I am 35, with a vagina.  I have spent over half of my life in daily, hourly self-debate about the size and shape and attractiveness of my physicality.  My mother’s words echo in my ears.  Her wedding dress up in the loft.  “I was so thin when we got married.  I never fitted in the dress since.  I never got my body back after I had your sister.”  She is lying in the bath.  She looks at her thighs.  As Sara Lu’s pulsing hand engulfs her face, beheading her, I recognise how scared I am to get pregnant.  For one main self-absorbed reason; losing my body.  She embodies what I fear, walking forward towards me now like a pregnant ghost on stage, chin held so high that her neck is now her face and her face is looking backwards.  This baby kills part of her and I am watching life killing life.  I am watching pregnancy killing a dancer’s body.  I am watching that body become.
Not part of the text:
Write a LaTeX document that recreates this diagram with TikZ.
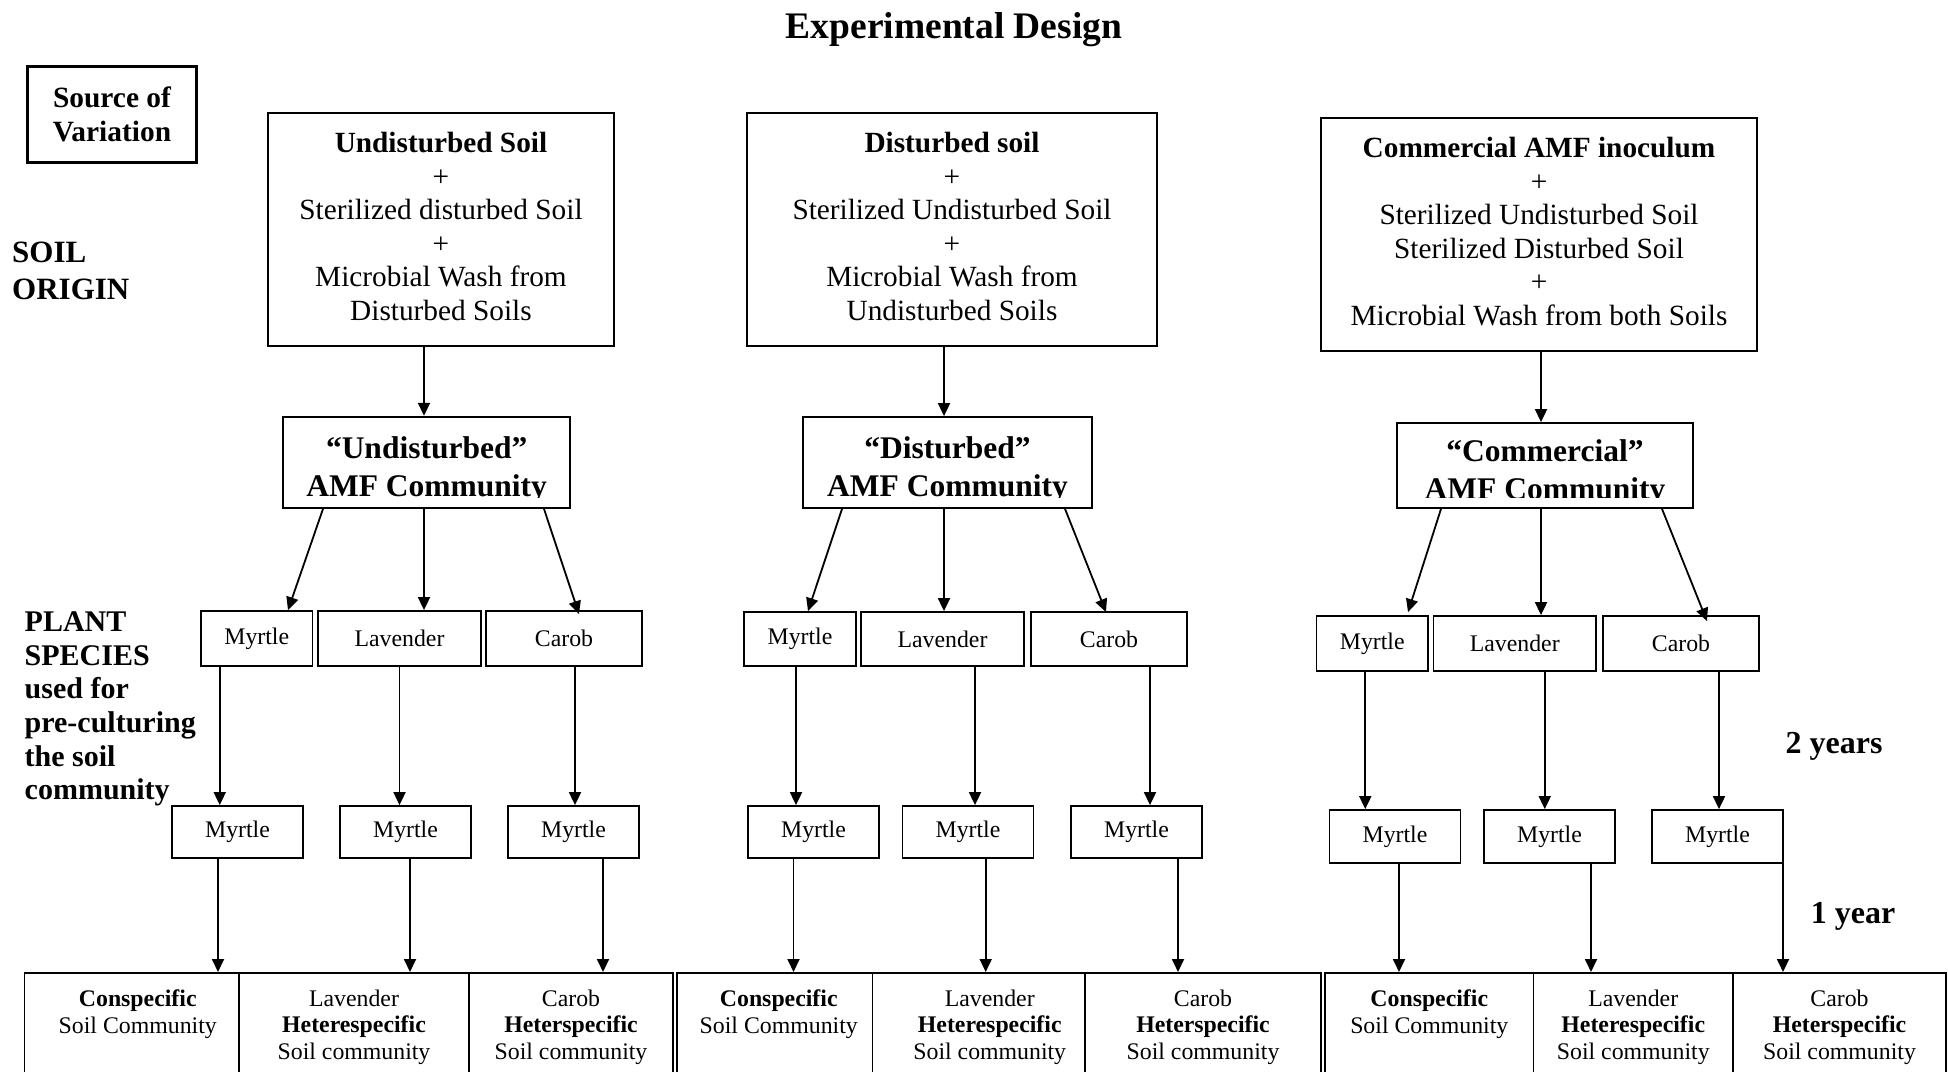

It is so important for me to see a moving pregnant body.  It is monumental to see it move in a way I don’t expect.  It is so important to me that Sara Lu shows death and life and conflict all together. Packaged in a stage of development which I only ever knew as perfect and gift-wrapped and pink.  That she lets the stage be black and the music be dark.  I let her repaint my expectations of that role: the mother-to-be.  And somewhere inside me feels more relaxed, because this is closer to what I somehow know it will be.  Not this classical music, softly spoken, white washed walls with a touch of baby blue pregnancy which is the only one I have seen before.  But this real, this raw, this pulsing, creating, echoing, mystifying, powerful transformation of a woman, into a woman.